Remember last fall when Timmins city council approved a request to perform maintenance and snow plow services to Charland and Bertrand Roads?

Well, the ripple effect is still being felt to this day as residents on another rural road want the same thing.

Residents on Kenogamissi Hydro Road were at city council Tuesday night to make a request for services.

Resident Brian Jones spoke on behalf of the owners, and commented on the saga that led to the aforementioned approval. He says it was an “amazing back and forth” among councillors.

“It’s clear that the discussions and decisions made last year changed the city’s policy on what you are going to do with the roads who are out there within city limits,” he said.

He says based on previous discussions he’s had with council members, something changed in the past year.

But he adds nobody around the table chimed in by admitting they made a mistake with the decision.

“We’re here asking, on the basis of fairness, for the same consideration,” Jones adds.

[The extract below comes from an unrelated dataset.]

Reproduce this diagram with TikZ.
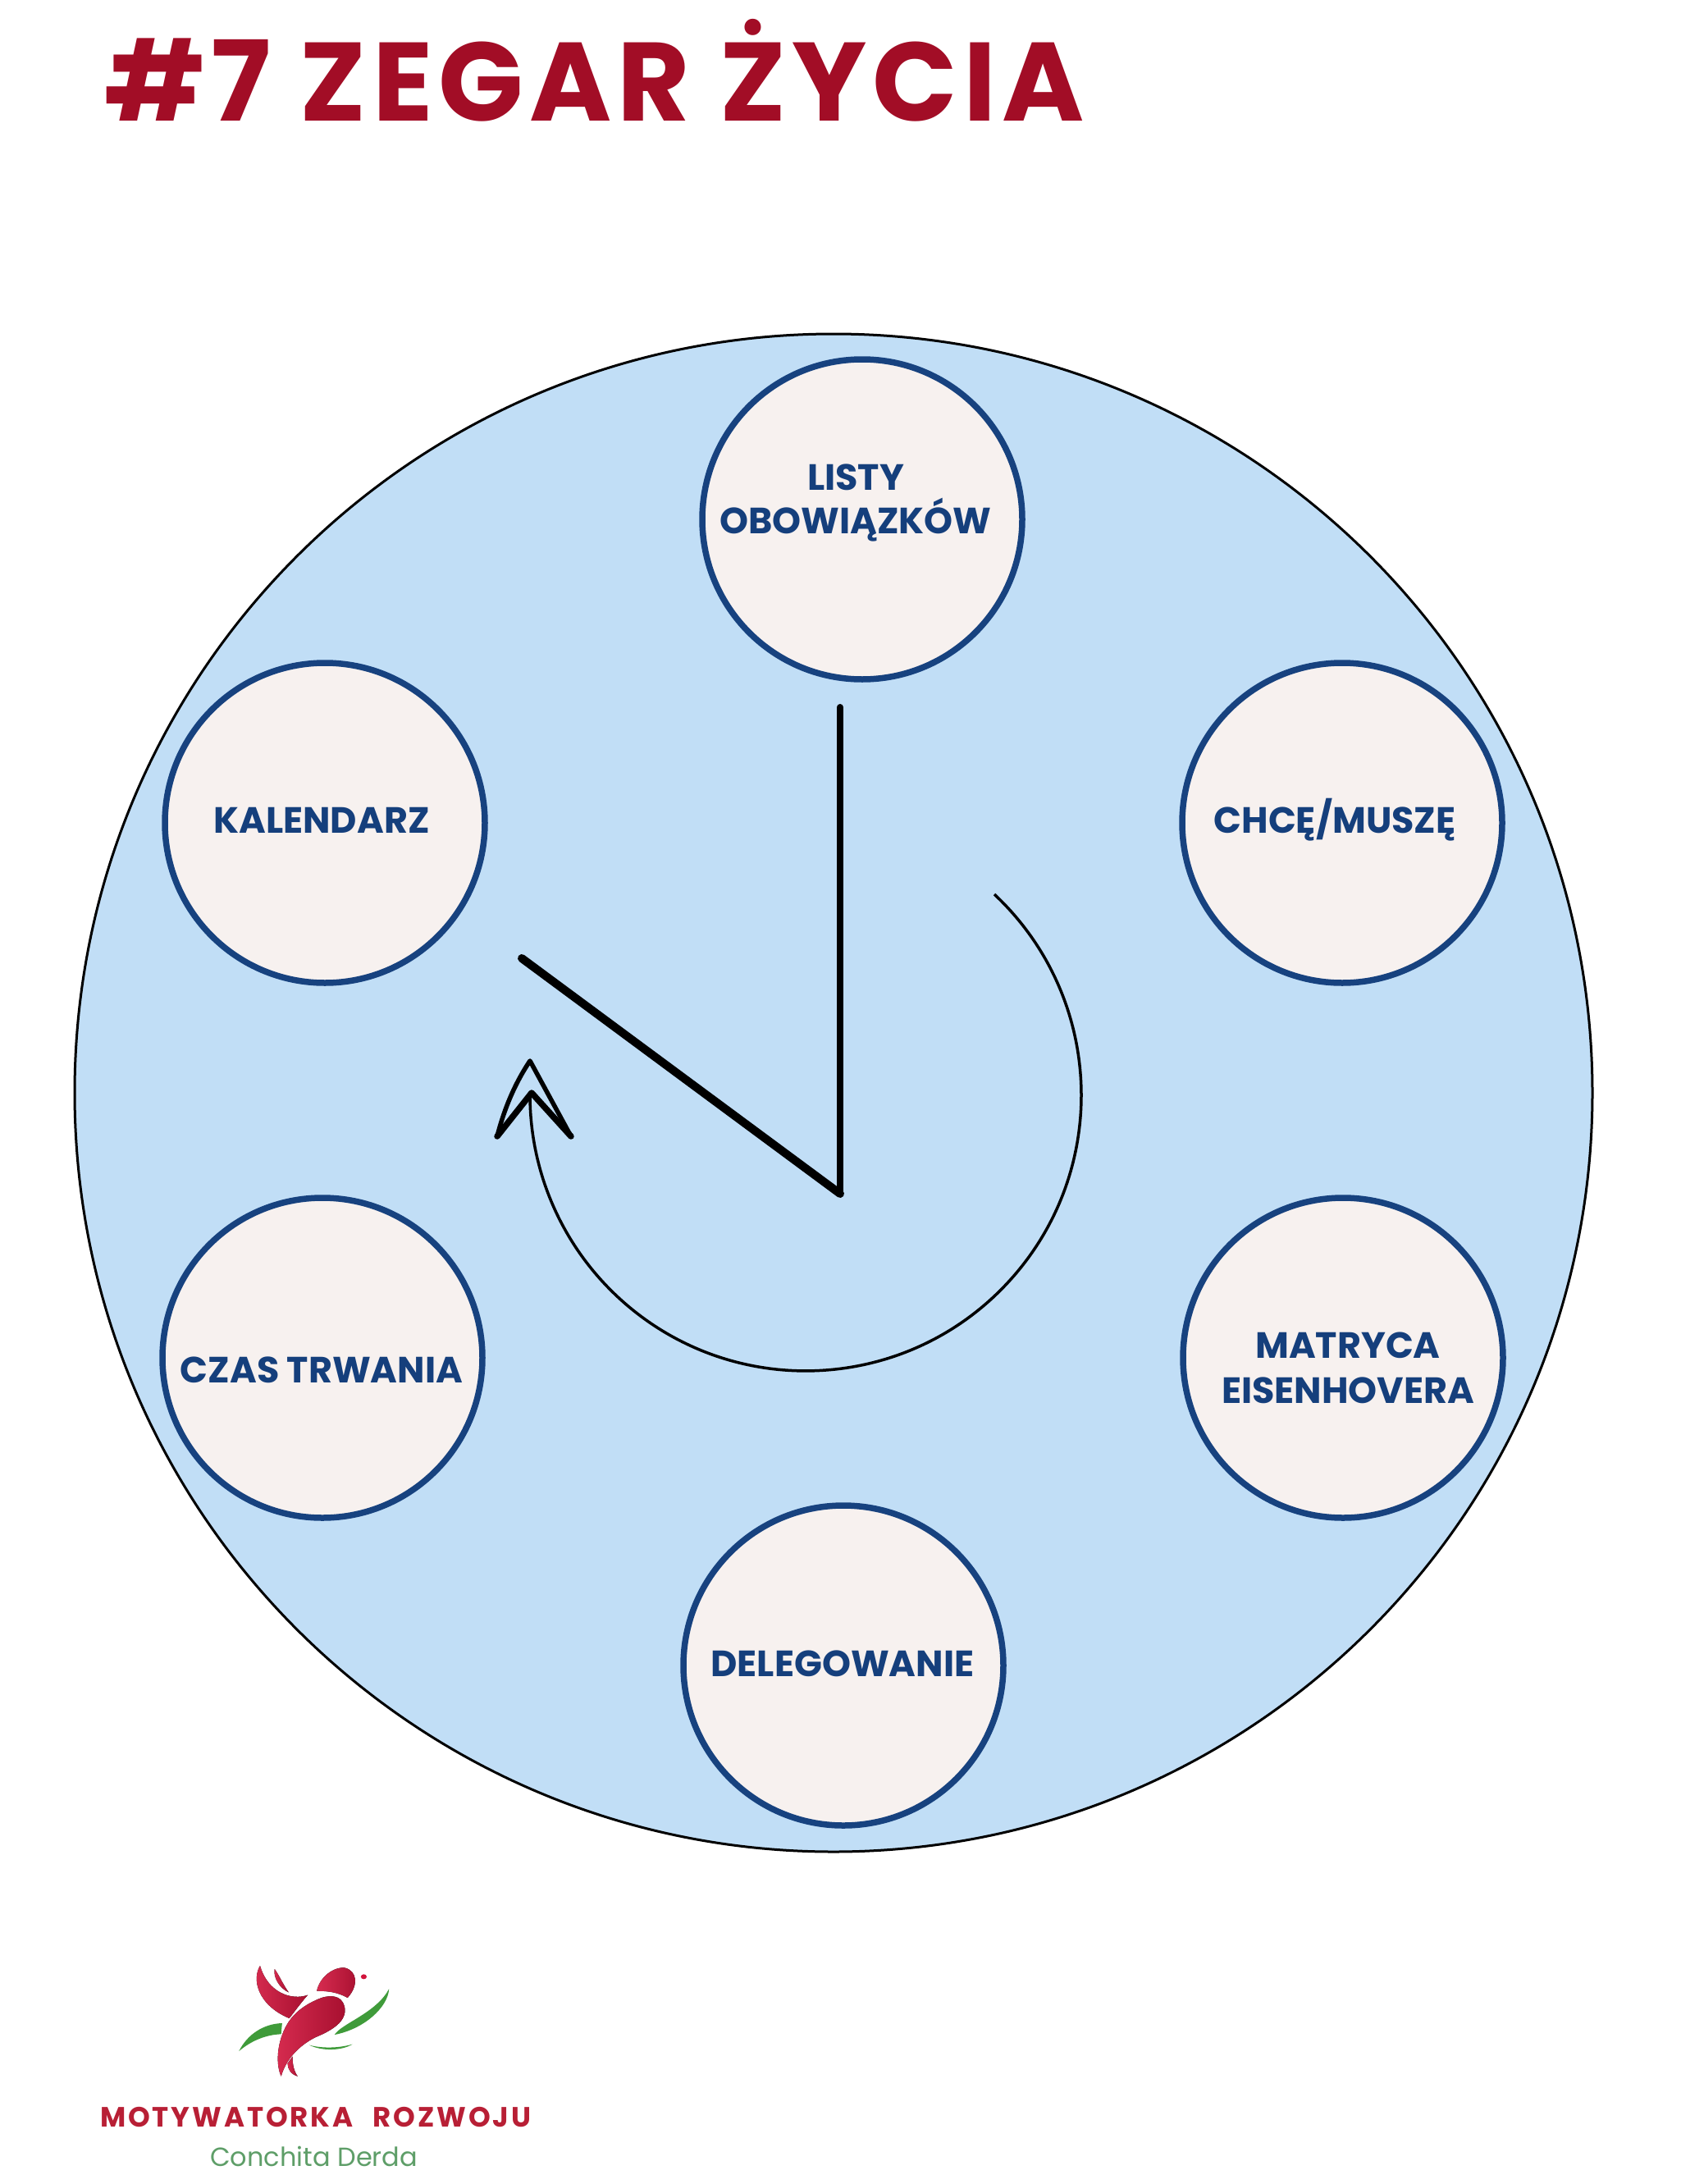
\documentclass[tikz,border=0pt]{standalone}
\usepackage{fontspec}
\setmainfont{Poppins}
\definecolor{titlered}{HTML}{A20D26}
\definecolor{dial}{HTML}{C1DEF6}
\definecolor{disc}{HTML}{F7F1EF}
\definecolor{ring}{HTML}{17427F}
\definecolor{labelblue}{HTML}{153F7C}
\definecolor{birdred}{HTML}{D2143C}
\definecolor{birdgreen}{HTML}{3F9B3A}
\definecolor{logored}{HTML}{B81F35}
\definecolor{logogreen}{HTML}{5E9E68}
\tikzset{
  dialface/.style={circle,draw=black,line width=3pt,fill=dial,minimum size=1850pt,inner sep=0pt},
  station/.style={circle,draw=ring,line width=7.5pt,fill=disc,minimum size=390pt,inner sep=0pt},
  lab/.style={text=labelblue,font=\fontsize{44.5}{44.5}\selectfont\bfseries,inner sep=0pt,anchor=base},
  hand/.style={draw=black,line cap=round,line join=miter},
  sweep/.style={draw=black,line width=3.5pt},
  birdpart/.style={left color=birdred!90!white,right color=birdred!80!black,draw=none},
  leaf/.style={fill=birdgreen,draw=none}
}
\begin{document}
\begin{tikzpicture}[x=1pt,y=-1pt]
\useasboundingbox (0,0) rectangle (2049,2662);
\fill[white] (0,0) rectangle (2049,2662);
\node[text=titlered,font=\fontsize{136}{136}\selectfont\bfseries\addfontfeatures{LetterSpace=5.2},inner sep=0pt,anchor=base west] (title) at (127,148) {\#7 ZEGAR ŻYCIA};
\node[dialface] (face) at (1016,1332) {};
\node[station] (s1) at (1051,633) {};
\node[station] (s2) at (1636,1003) {};
\node[station] (s3) at (1637,1655) {};
\node[station] (s4) at (1028,2030) {};
\node[station] (s5) at (393,1655) {};
\node[station] (s6) at (396,1003) {};
\node[lab] (l1a) at (1043,597) {LISTY};
\node[lab] (l1b) at (1043,650) {OBOWIĄZKÓW};
\node[lab] (l2) at (1627,1015) {CHCĘ/MUSZĘ};
\node[lab] (l3a) at (1643,1655) {MATRYCA};
\node[lab] (l3b) at (1643,1710) {EISENHOVERA};
\node[lab] (l4) at (1027,2043) {DELEGOWANIE};
\node[lab] (l5) at (392,1685) {CZAS TRWANIA};
\node[lab] (l6) at (392,1015) {KALENDARZ};
% hands
\coordinate (pivot) at (1024,1455);
\coordinate (minute) at (1024,862);
\coordinate (hour) at (636,1168);
\draw[hand,line width=8pt] (minute) -- (pivot);
\draw[hand,line width=10pt] (hour) -- (pivot);
% sweep arrow
\coordinate (arcstart) at (1212,1090);
\coordinate (notch) at (648,1332);
\draw[sweep] (arcstart) arc[start angle=-46.8,end angle=180,radius=336];
\coordinate (tip) at (646,1293);
\coordinate (barbl) at (606,1385);
\coordinate (barbr) at (696,1385);
\draw[draw=black,line width=5.5pt,line join=round] (barbl) .. controls (615,1350) and (628,1320) .. (tip) -- (barbr);
\draw[draw=black,line width=7.5pt,line join=round,line cap=round] (barbl) -- (notch) -- (barbr);
% logo
\begin{scope}[shift={(80,2320)},x=0.395pt,y=-0.3333pt]
\fill[birdpart] (600,228) .. controls (575,275) and (590,370) .. (690,420) .. controls (710,390) and (725,365) .. (747,335) .. controls (700,355) and (625,330) .. (600,228) -- cycle;
\fill[birdpart] (645,240) .. controls (640,270) and (660,310) .. (688,325) .. controls (670,295) and (660,265) .. (645,240) -- cycle;
\fill[birdpart] (775,320) .. controls (785,265) and (830,232) .. (860,235) .. controls (900,245) and (905,300) .. (870,345) .. controls (840,325) and (810,320) .. (775,320) -- cycle;
\fill[birdred] (920,268) circle[radius=9];
\fill[birdpart] (790,345) .. controls (830,330) and (860,345) .. (862,390) .. controls (862,440) and (810,470) .. (770,490) .. controls (720,520) and (680,570) .. (665,632) .. controls (645,580) and (655,490) .. (690,430) .. controls (710,395) and (745,365) .. (790,345) -- cycle;
\fill[birdpart] (700,560) .. controls (700,590) and (705,615) .. (716,632) .. controls (695,625) and (685,605) .. (685,585) -- cycle;
\fill[leaf] (998,312) .. controls (995,380) and (920,460) .. (830,480) .. controls (850,440) and (960,400) .. (998,312) -- cycle;
\fill[leaf] (668,438) .. controls (610,440) and (560,480) .. (535,540) .. controls (575,500) and (620,480) .. (665,478) -- cycle;
\fill[leaf] (752,518) .. controls (790,540) and (850,540) .. (885,515) .. controls (840,530) and (790,530) .. (752,518) -- cycle;
\end{scope}
\node[text=logored,font=\fontsize{34}{34}\selectfont\bfseries\addfontfeatures{LetterSpace=8.5},inner sep=0pt,anchor=base west] (brand) at (122,2592) {MOTYWATORKA\hspace{14pt} ROZWOJU};
\node[text=logogreen,font=\fontsize{32}{32}\selectfont,inner sep=0pt,anchor=base west] (author) at (256,2640) {Conchita Derda};
\end{tikzpicture}
\end{document}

The road in question stretches about 14 kilometres and services 17 private owners of residential and seasonal homes. They say residents in the area have maintained the road at their own expense since the 1980s.

The request started discussion, and it appears councillors continue to be divided on the rural roads issue.

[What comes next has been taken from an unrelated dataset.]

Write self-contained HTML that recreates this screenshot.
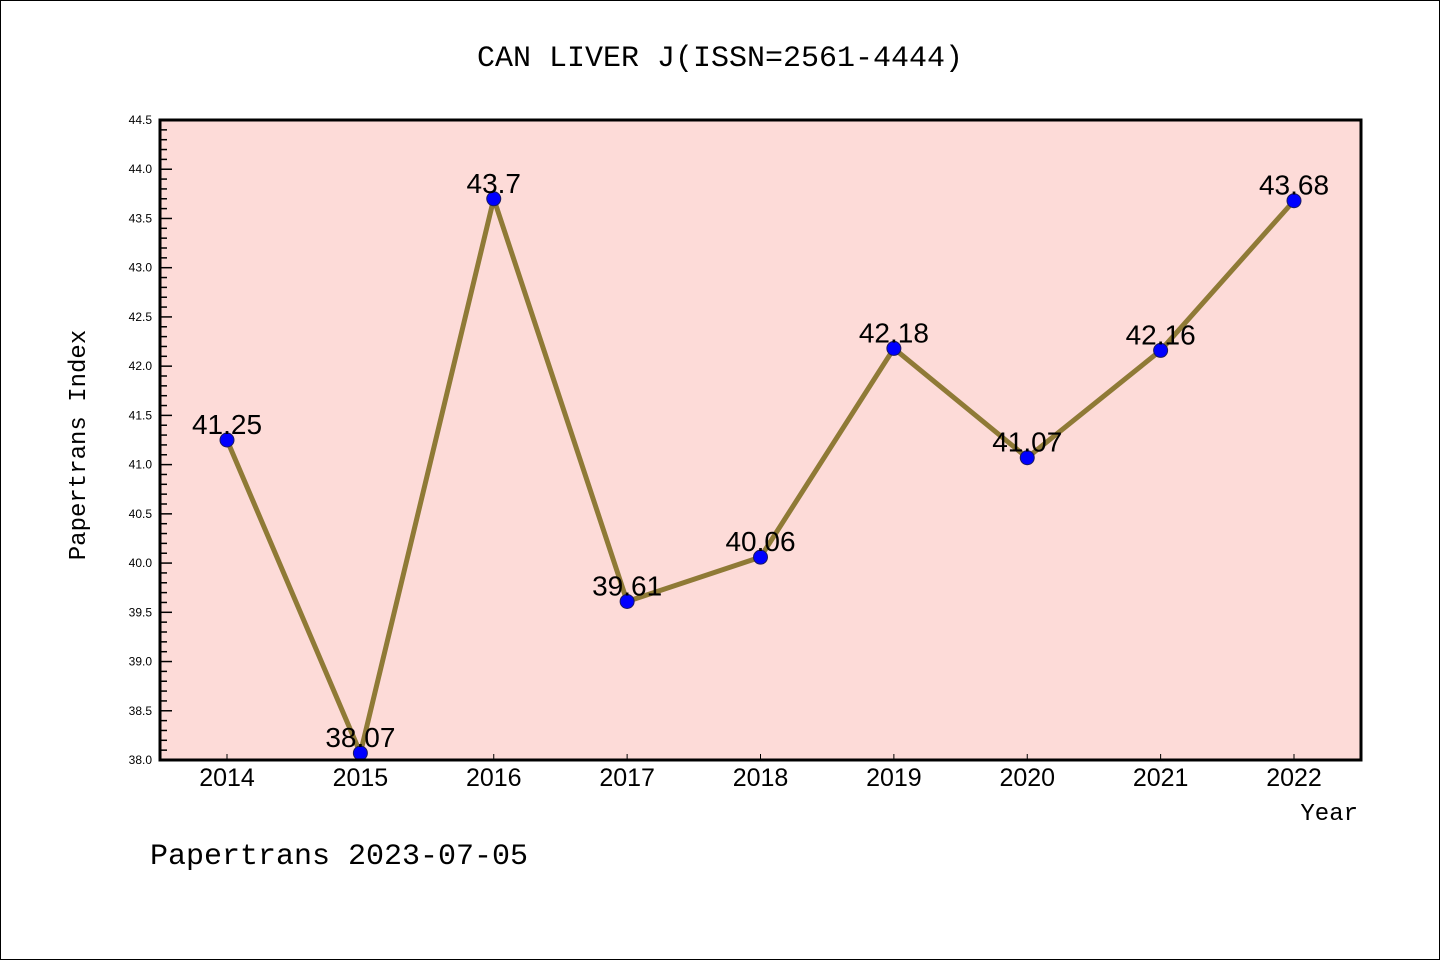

Councillor Veronica Farrell says she was not a member of council at the time of the Charland/Bertrand Road approval, but says she would have voted no if she was.

However with that previous approval, she adds she will support this request.

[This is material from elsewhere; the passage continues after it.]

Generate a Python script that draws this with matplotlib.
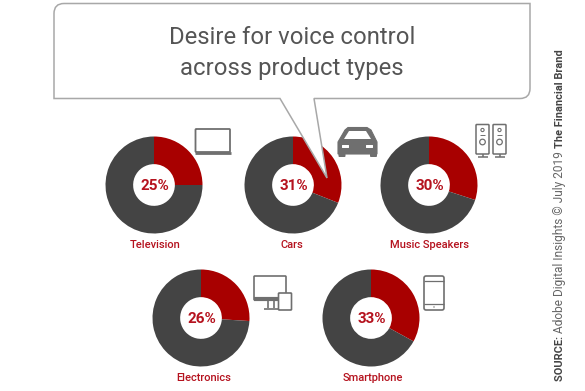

Councillor Joe Campbell says he’d like to see a report on the costs involved, as well as the location of the closest plow truck and grader.

“I suspected this would happen,” adds Councillor Pat Bamford.

He suggests instead of taking over the road completely, the city should look at a policy to take over a certain percentage of the needed maintenance.

Councillor Walter Wawrzaszek says he “doesn’t see eye to eye” with Bamford.

“I believe we’re here to provide a service, not a half a service, and that includes the whole City of Timmins, not (just) parts of it,” he says, “These are 17 owners that are out there, they’ve done the upkeep of their road and I can sit back here and say ‘Policy? Well, there is no established policy as far as I’m concerned.”

Wawrzaszek mentions other roads they’ve done work on in the past, including efforts to bring Sandy Falls Road from a Class 6 road to a Class 2.

“We spent quite a bit of money there, at least over a million dollars and probably close to two million,” he said, adding it came in handy for truck traffic while Riverside Drive was closed off during the infamous Canadian Tire stand off in June 2015.

Mayor Steve Black says it’ll be an interesting discussion over the coming weeks, noting another group is coming to council with a similar request.

This request though, will come back to a future meeting in a report.